W杯期間のAirbnb予約データから見る、各国サポーターの動向
2018サッカーW杯ロシア大会は、フランスの20年ぶり2度目の優勝で幕を閉じた。寝不足になりながらも、自宅やスポーツバー、パブリックビューイングで声を枯らした方も多かったのではないだろうか。
多くの注目カードをより一層盛り上げてくれたのは、現地で観戦するサポーターたちの声援である。民泊サービス「Airbnb」の大会期間中の予約データからは、そうしたロシア入りした各国サポーターたちの意外な動向が浮かび上がった。

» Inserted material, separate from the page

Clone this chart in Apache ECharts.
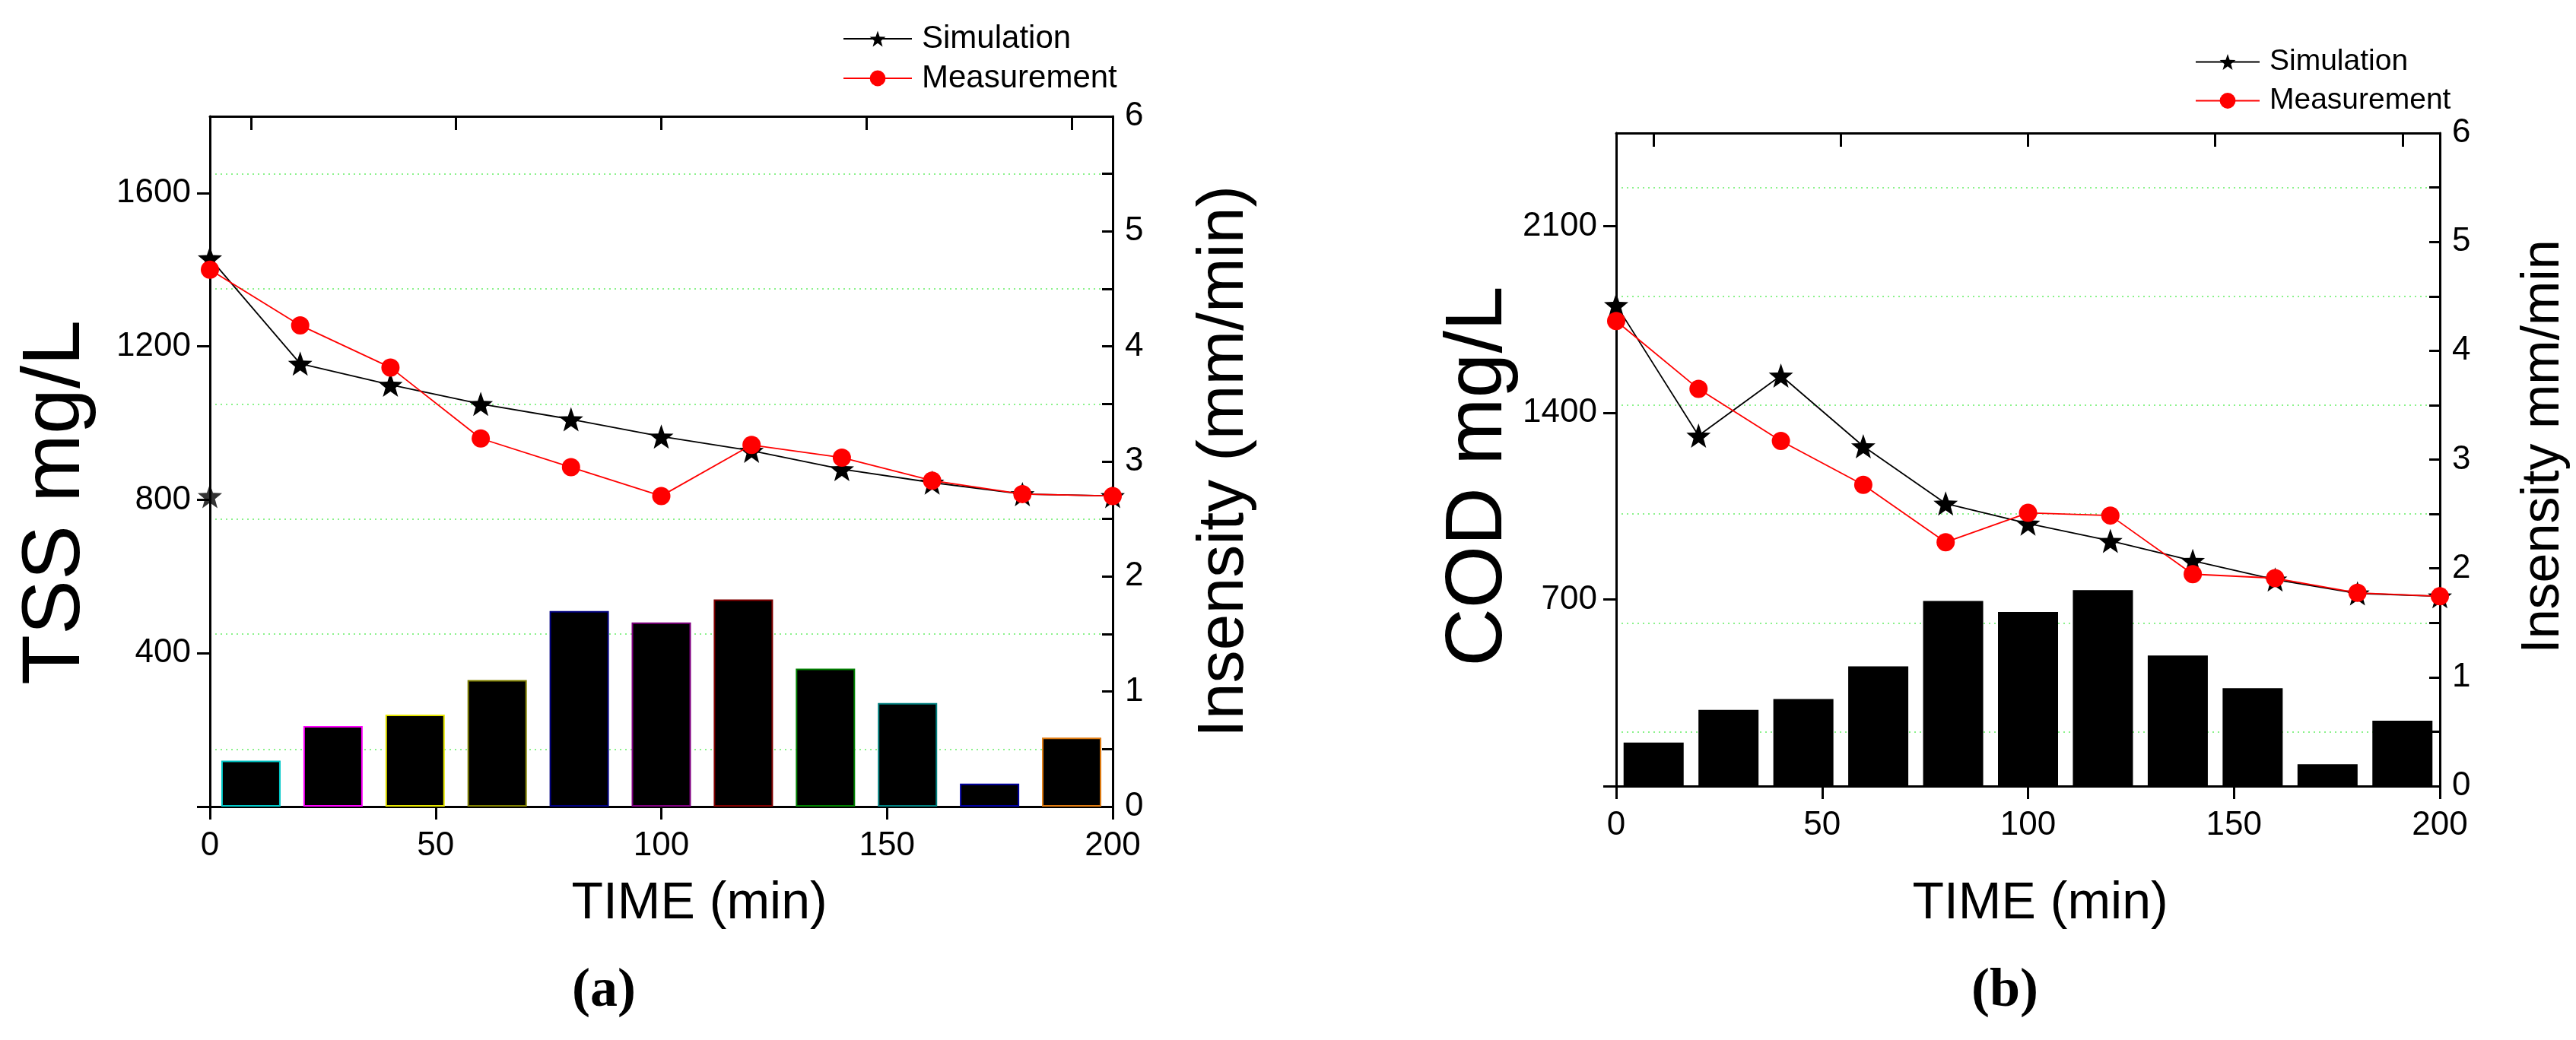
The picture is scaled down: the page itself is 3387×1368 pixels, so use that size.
<!DOCTYPE html>
<html>
<head>
<meta charset="utf-8">
<title>TSS / COD</title>
<script src="https://cdn.jsdelivr.net/npm/echarts@6/dist/echarts.min.js"></script>
<style>
  html, body { margin: 0; padding: 0; background: #fff; }
  #chart { width: 3387px; height: 1368px; }
</style>
</head>
<body>
<div id="chart"></div>
<script>
// sampling times (min)
const timeMin = [0, 20, 40, 60, 80, 100, 120, 140, 160, 180, 200];
// rain intensity per interval (mm/min), same storm for both panels
const rainSlot = [1, 2, 3, 4, 5, 6, 7, 8, 9, 10, 11];
const rainIntensity = [0.4, 0.7, 0.8, 1.1, 1.7, 1.6, 1.8, 1.2, 0.9, 0.2, 0.6];

// (a) TSS mg/L
const tssSim = [1430, 1155, 1100, 1050, 1010, 965, 928, 880, 845, 815, 810];
const tssMeas = [1400, 1255, 1145, 960, 885, 810, 943, 910, 850, 815, 810];
const tssSimStray = [[0, 810]];

// (b) COD mg/L
const codSim = [1805, 1315, 1540, 1275, 1060, 985, 920, 845, 775, 723, 712];
const codMeas = [1745, 1490, 1295, 1130, 915, 1025, 1015, 795, 780, 725, 712];

// tick labels
const timeTicks = [0, 50, 100, 150, 200];
const tssTicks = [400, 800, 1200, 1600];
const codTicks = [700, 1400, 2100];
const rainTicks = [0, 1, 2, 3, 4, 5, 6];
const topTicks = [1, 3.5, 6, 8.5, 11];

// bar edge colours in panel (a) (Origin colour cycle)
const barEdgeColors = ['#00c8c8', '#ff00ff', '#e6e600', '#808000', '#000080', '#800080',
  '#800000', '#008000', '#008080', '#0000a0', '#e07b10'];

const STAR = 'path://M50,0 L62,34 L98,35 L70,57 L80,91 L50,71 L20,91 L30,57 L2,35 L38,34 Z';
const AX = { color: '#000', width: 3 };
const LABEL_FONT = 'Liberation Sans';
const TICK_FONT = '"Liberation Sans Narrow", "Liberation Sans"';
const plain = v => String(v);

function pairs(xs, ys) {
  return xs.map((x, i) => [x, ys[i]]);
}

function panel(k, cfg) {
  const xi = k * 2, yi = k * 2;
  const xAxis = [
    {
      gridIndex: k, type: 'value', position: 'bottom', min: 0, max: 200, interval: 50,
      axisLine: { onZero: false, lineStyle: AX }, splitLine: { show: false },
      axisTick: { inside: false, length: 17, lineStyle: { width: 3, color: '#000' } },
      axisLabel: { customValues: timeTicks, formatter: plain, margin: 30, fontSize: 44, color: '#000', fontFamily: TICK_FONT },
      name: 'TIME (min)', nameLocation: 'middle', nameGap: cfg.xNameGap,
      nameTextStyle: { fontSize: 68, color: '#000', fontFamily: LABEL_FONT, padding: [0, 0, 0, cfg.xNameShift] }
    },
    {
      gridIndex: k, type: 'value', position: 'top', min: 0.5, max: 11.5,
      axisLine: { onZero: false, lineStyle: AX }, splitLine: { show: false },
      axisTick: { inside: true, length: 18, customValues: topTicks, lineStyle: { width: 3, color: '#000' } },
      axisLabel: { show: false }
    }
  ];
  const yAxis = [
    {
      gridIndex: k, type: 'value', position: 'left', min: 0, max: cfg.yMax, interval: cfg.yStep,
      axisLine: { show: true, onZero: false, lineStyle: AX }, splitLine: { show: false },
      axisTick: { show: true, inside: false, length: 17, customValues: [0].concat(cfg.yTicks), lineStyle: { width: 3, color: '#000' } },
      axisLabel: { customValues: cfg.yTicks, formatter: plain, margin: 25, fontSize: 44, color: '#000', fontFamily: TICK_FONT },
      name: cfg.yName, nameLocation: 'middle', nameGap: cfg.yNameGap, nameRotate: 90,
      nameTextStyle: { fontSize: cfg.yNameSize, color: '#000', fontFamily: LABEL_FONT, padding: cfg.yNamePad }
    },
    {
      gridIndex: k, type: 'value', position: 'right', min: 0, max: 6, interval: 1,
      axisLine: { show: true, onZero: false, lineStyle: AX },
      axisTick: { show: true, inside: true, length: 14, lineStyle: { width: 3, color: '#000' } },
      minorTick: { show: true, splitNumber: 2, length: 14, lineStyle: { width: 3, color: '#000' } },
      splitLine: { show: false },
      minorSplitLine: { show: true, lineStyle: { color: '#66ee66', width: 1.5, type: [2, 5] } },
      axisLabel: { customValues: rainTicks, formatter: plain, margin: 16, fontSize: 44, color: '#000', fontFamily: TICK_FONT },
      name: cfg.rName, nameLocation: 'middle', nameGap: cfg.rNameGap, nameRotate: 90,
      nameTextStyle: { fontSize: cfg.rNameSize, color: '#000', fontFamily: LABEL_FONT, padding: cfg.rNamePad }
    }
  ];
  const series = [
    {
      name: 'Rain ' + k, type: 'bar', xAxisIndex: xi + 1, yAxisIndex: yi + 1, barWidth: cfg.barWidth, z: 1,
      data: rainSlot.map((s, i) => ({
        value: [s, rainIntensity[i]],
        itemStyle: { color: '#000', borderColor: cfg.edges ? barEdgeColors[i] : '#000', borderWidth: 2 }
      }))
    },
    {
      name: 'Simulation', type: 'line', xAxisIndex: xi, yAxisIndex: yi, z: 4,
      data: pairs(timeMin, cfg.sim), symbol: STAR, symbolSize: 32,
      itemStyle: { color: '#000' }, lineStyle: { color: '#000', width: 1.8 }
    },
    {
      name: 'Measurement', type: 'line', xAxisIndex: xi, yAxisIndex: yi, z: 5,
      data: pairs(timeMin, cfg.meas), symbol: 'circle', symbolSize: 24,
      itemStyle: { color: '#ff0000' }, lineStyle: { color: '#ff0000', width: 1.8 }
    }
  ];
  if (cfg.stray) {
    series.push({
      name: 'Simulation stray', type: 'scatter', xAxisIndex: xi, yAxisIndex: yi, z: 4,
      data: cfg.stray, symbol: STAR, symbolSize: 32, itemStyle: { color: '#000' }
    });
  }
  const legend = {
    orient: 'vertical', left: cfg.legendLeft, top: cfg.legendTop,
    data: ['Simulation', 'Measurement'], itemWidth: cfg.legendItemWidth, itemHeight: 26, itemGap: cfg.legendGap,
    textStyle: { fontSize: cfg.legendFont, color: '#000', fontFamily: LABEL_FONT, padding: [0, 0, 0, 8] }
  };
  return { grid: cfg.grid, xAxis, yAxis, series, legend };
}

const a = panel(0, {
  grid: { left: 276, right: 3387 - 1463, top: 153, bottom: 1368 - 1061 },
  yMax: 1800, yStep: 400, yTicks: tssTicks, yName: 'TSS mg/L', yNameGap: 148, yNameSize: 108, yNamePad: [0, 108, 0, 0],
  rName: 'Insensity (mm/min)', rNameGap: 104, rNameSize: 86, rNamePad: 0,
  xNameGap: 94, xNameShift: 100, barWidth: 78, edges: true,
  sim: tssSim, meas: tssMeas, stray: tssSimStray,
  legendLeft: 1103, legendTop: 25, legendGap: 10, legendItemWidth: 90, legendFont: 42
});
const b = panel(1, {
  grid: { left: 2125, right: 3387 - 3208, top: 175, bottom: 1368 - 1034 },
  yMax: 2450, yStep: 350, yTicks: codTicks, yName: 'COD mg/L', yNameGap: 126, yNameSize: 106, yNamePad: [0, 44, 0, 0],
  rName: 'Insensity mm/min', rNameGap: 102, rNameSize: 70, rNamePad: [0, 0, 0, 34],
  xNameGap: 121, xNameShift: 32, barWidth: 79, edges: false,
  sim: codSim, meas: codMeas, stray: null,
  legendLeft: 2881, legendTop: 57, legendGap: 12, legendItemWidth: 84, legendFont: 39
});

const chart = echarts.init(document.getElementById('chart'));
chart.setOption({
  animation: false,
  backgroundColor: '#fff',
  grid: [a.grid, b.grid],
  xAxis: a.xAxis.concat(b.xAxis),
  yAxis: a.yAxis.concat(b.yAxis),
  legend: [a.legend, b.legend],
  series: a.series.concat(b.series),
  graphic: [
    { type: 'text', left: 752, top: 1268, style: { text: '(a)', font: 'bold 72px "Liberation Serif"', fill: '#000' } },
    { type: 'text', left: 2592, top: 1268, style: { text: '(b)', font: 'bold 72px "Liberation Serif"', fill: '#000' } }
  ]
});
window.addEventListener('resize', function () {
  chart.resize();
});
</script>
</body>
</html>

76%が海外から。ロシア国内では1次L突破後に予約殺到
6月14日からのW杯期間中、Airbnbでロシア国内に宿泊した人は総勢277,000人で、前年同期の4倍に達した。
海外からの旅行者がうち76%を占め、出発国別では米国、メキシコ、コロンビア、アルゼンチン、ブラジル、オーストラリア、英国、フランス、ドイツ、ペルーと、サッカー競合国が上位を占めた。
出場を逃したイタリアからも1,200人、オランダからも1,000人以上が詰めかけ、熱戦を見守った。

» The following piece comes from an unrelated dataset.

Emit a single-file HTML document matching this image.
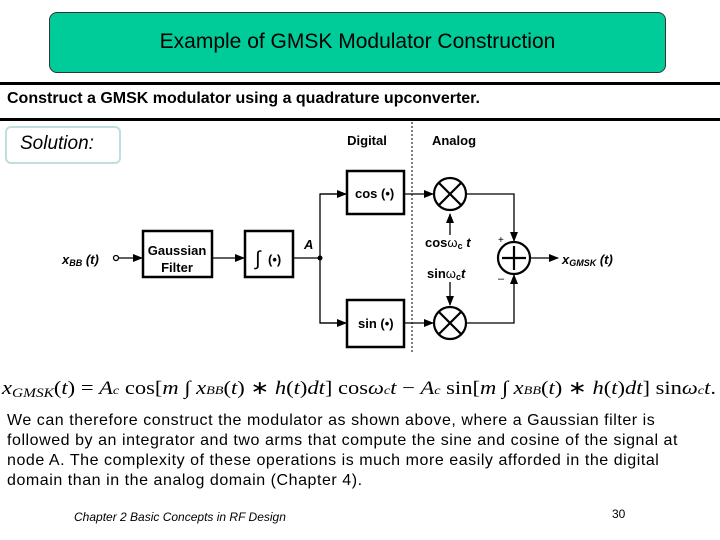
<!DOCTYPE html>
<html><head><style>
body{margin:0;width:720px;height:540px;background:#fff;position:relative;overflow:hidden;font-family:"Liberation Sans",sans-serif}
.a{position:absolute;white-space:nowrap}
</style></head><body>
<div class="a" style="left:49px;top:12px;width:615px;height:59px;background:#00cc99;border:1px solid #333;border-radius:8px;"></div>
<div class="a" style="left:49px;top:30px;width:617px;text-align:center;font-size:21px;">Example of GMSK Modulator Construction</div>
<div class="a" style="left:0;top:82px;width:720px;height:3px;background:#000"></div>
<div class="a" style="left:7px;top:90px;font-size:16px;font-weight:bold;">Construct a GMSK modulator using a quadrature upconverter.</div>
<div class="a" style="left:0;top:118px;width:720px;height:3px;background:#000"></div>
<div class="a" style="left:5px;top:126px;width:112px;height:34px;border:2px solid #bfdede;border-radius:6px;"></div>
<div class="a" style="left:20px;top:133px;font-size:19px;font-style:italic;">Solution:</div>
<svg class="a" style="left:0;top:0" width="720" height="540">
<defs><marker id="ar" markerWidth="10" markerHeight="8" refX="9" refY="4" orient="auto" markerUnits="userSpaceOnUse"><path d="M0,0L10,4L0,8z"/></marker></defs>
<g font-family="Liberation Sans" font-weight="bold" font-size="13" text-anchor="middle">
<text x="367" y="145">Digital</text><text x="454" y="145">Analog</text>
</g>
<line x1="412" y1="122" x2="412" y2="352" stroke="#000" stroke-dasharray="2,2"/>
<g fill="none" stroke="#000" stroke-width="2.5">
<rect x="143" y="231" width="69" height="46"/><rect x="245" y="231" width="48" height="46"/>
<rect x="347" y="171" width="57" height="43"/><rect x="347" y="300" width="57" height="47"/>
</g>
<g stroke="#000" stroke-width="1.3" fill="none">
<circle cx="116" cy="258" r="2.5"/>
<line x1="119" y1="258" x2="142" y2="258" marker-end="url(#ar)"/>
<line x1="212" y1="258" x2="244" y2="258" marker-end="url(#ar)"/>
<line x1="293" y1="258" x2="320" y2="258"/>
<polyline points="346,194 320,194 320,323 346,323" />
<line x1="320" y1="194" x2="346" y2="194" marker-end="url(#ar)"/>
<line x1="320" y1="323" x2="346" y2="323" marker-end="url(#ar)"/>
<line x1="404" y1="194" x2="433" y2="194" marker-end="url(#ar)"/>
<line x1="404" y1="323" x2="433" y2="323" marker-end="url(#ar)"/>
<line x1="450" y1="235" x2="450" y2="214" marker-end="url(#ar)"/>
<line x1="450" y1="282" x2="450" y2="305" marker-end="url(#ar)"/>
<polyline points="466,194 514,194 514,241" marker-end="url(#ar)"/>
<polyline points="466,323 514,323 514,275" marker-end="url(#ar)"/>
<line x1="530" y1="258" x2="558" y2="258" marker-end="url(#ar)"/>
</g>
<circle cx="320" cy="258" r="2.5"/>
<g stroke="#000" stroke-width="2.2" fill="none">
<circle cx="450" cy="194" r="16"/><path d="M439,183L461,205M461,183L439,205"/>
<circle cx="450" cy="323" r="16"/><path d="M439,312L461,334M461,312L439,334"/>
<circle cx="514" cy="258" r="16"/><path d="M514,246V270M502,258H526"/>
</g>
<g font-family="Liberation Sans" font-weight="bold" font-size="13">
<text x="177" y="255" text-anchor="middle">Gaussian</text><text x="177" y="272" text-anchor="middle">Filter</text>
<text x="255" y="265" font-size="20" font-weight="normal">∫</text><text x="268" y="264">(•)</text>
<text x="355" y="198">cos (•)</text><text x="358" y="328">sin (•)</text>
<text x="304" y="249" font-style="italic">A</text>
<text x="62" y="264" font-style="italic">x<tspan font-size="9" dy="2">BB</tspan><tspan dy="-2"> (t)</tspan></text>
<text x="425" y="247">cos<tspan font-weight="normal">ω</tspan><tspan font-size="9" dy="2">c</tspan><tspan dy="-2" font-style="italic"> t</tspan></text>
<text x="427" y="278">sin<tspan font-weight="normal">ω</tspan><tspan font-size="9" dy="2">c</tspan><tspan dy="-2" font-style="italic">t</tspan></text>
<text x="562" y="264" font-style="italic">x<tspan font-size="9" dy="2">GMSK</tspan><tspan dy="-2"> (t)</tspan></text>
<text x="498" y="243" font-size="10" font-weight="normal">+</text><text x="498" y="282" font-size="11" font-weight="normal">–</text>
</g>
<text x="2" y="394" font-family="Liberation Serif" font-size="19" textLength="714" lengthAdjust="spacingAndGlyphs"><tspan font-style="italic">x</tspan><tspan font-style="italic" font-size="13" dy="3">GMSK</tspan><tspan dy="-3">(</tspan><tspan font-style="italic">t</tspan>) = <tspan font-style="italic">A</tspan><tspan font-size="12" font-style="italic">c</tspan> cos[<tspan font-style="italic">m</tspan> ∫ <tspan font-style="italic">x</tspan><tspan font-style="italic" font-size="12">BB</tspan>(<tspan font-style="italic">t</tspan>) ∗ <tspan font-style="italic">h</tspan>(<tspan font-style="italic">t</tspan>)<tspan font-style="italic">dt</tspan>] cos<tspan font-style="italic">ω</tspan><tspan font-size="12" font-style="italic">c</tspan><tspan font-style="italic">t</tspan> − <tspan font-style="italic">A</tspan><tspan font-size="12" font-style="italic">c</tspan> sin[<tspan font-style="italic">m</tspan> ∫ <tspan font-style="italic">x</tspan><tspan font-style="italic" font-size="12">BB</tspan>(<tspan font-style="italic">t</tspan>) ∗ <tspan font-style="italic">h</tspan>(<tspan font-style="italic">t</tspan>)<tspan font-style="italic">dt</tspan>] sin<tspan font-style="italic">ω</tspan><tspan font-size="12" font-style="italic">c</tspan><tspan font-style="italic">t</tspan>.</text>
</svg>
<div class="a" style="left:7px;top:411px;font-size:16px;letter-spacing:0.55px;line-height:20px;">We can therefore construct the modulator as shown above, where a Gaussian filter is<br>followed by an integrator and two arms that compute the sine and cosine of the signal at<br>node A. The complexity of these operations is much more easily afforded in the digital<br>domain than in the analog domain (Chapter 4).</div>
<div class="a" style="left:74px;top:510px;font-size:12px;font-style:italic;">Chapter 2 Basic Concepts in RF Design</div>
<div class="a" style="left:612px;top:507px;font-size:12px;">30</div>
</body></html>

出場国中、世界ランキング最下位だった開催国ロシアは、開幕戦から攻撃力を爆発させ、ついには強豪スペインをPK戦で下し、1次リーグを突破してみせた。
この“まさかの”快進撃に全ロシア国民が熱狂し、1次リーグ突破後に急きょ、Airbnbに予約が殺到した。その数は38,000人を超え、開催国の盛り上がりぶりが伺えた。
明暗が分かれたイングランドとフランス
決勝戦の週末の予約数を見ると、「自国の優勝を信じて疑わなかった国」がどこなのかが見えてくるが、トップを占めたのはイングランドだった。
代表の応援ソング「スリーライオンズ」が国内ヒットチャート首位に踊り出るなど、祝勝ムード一色だっただけに、準決勝敗退が悔やまれる。
続いて多かったのが優勝国・フランスとなり、その期待に応える結果となった。そのほかにはドイツ、韓国、ブラジル、アルゼンチン、メキシコからの予約が目立った。
ロシアホストのホームシェアリングデビュー戦に
今大会は国内11都市が会場だったため、サポーターは広大なロシアの大地を駆け巡っての応援となった。Airbnbの都市別宿泊者数ランキングでは、開幕戦・決勝戦も行われたモスクワが最多で97,000人超だった。
続いてサンクトペテルブルクが82,000人、カザンが26,000人、サマラが17,000人超、ニジニ・ノヴゴロドが15,000人超という結果になっている。日本戦が行われたサランスク、エカテリンブルグなどはランクインしなかった。
また、今大会の期間中に宿泊を受け入れたAirbnbホスト(宿泊場所の提供者)の58%にとって、このロシア大会が“デビュー戦”になり、ロシアに押し寄せたサポーターたちの疲れを癒した。
日本においても、2019年ラグビーW杯、2020年東京五輪を控え、宿泊施設の充足が課題となっているが、同様の動きが見られるかどうか注目したい。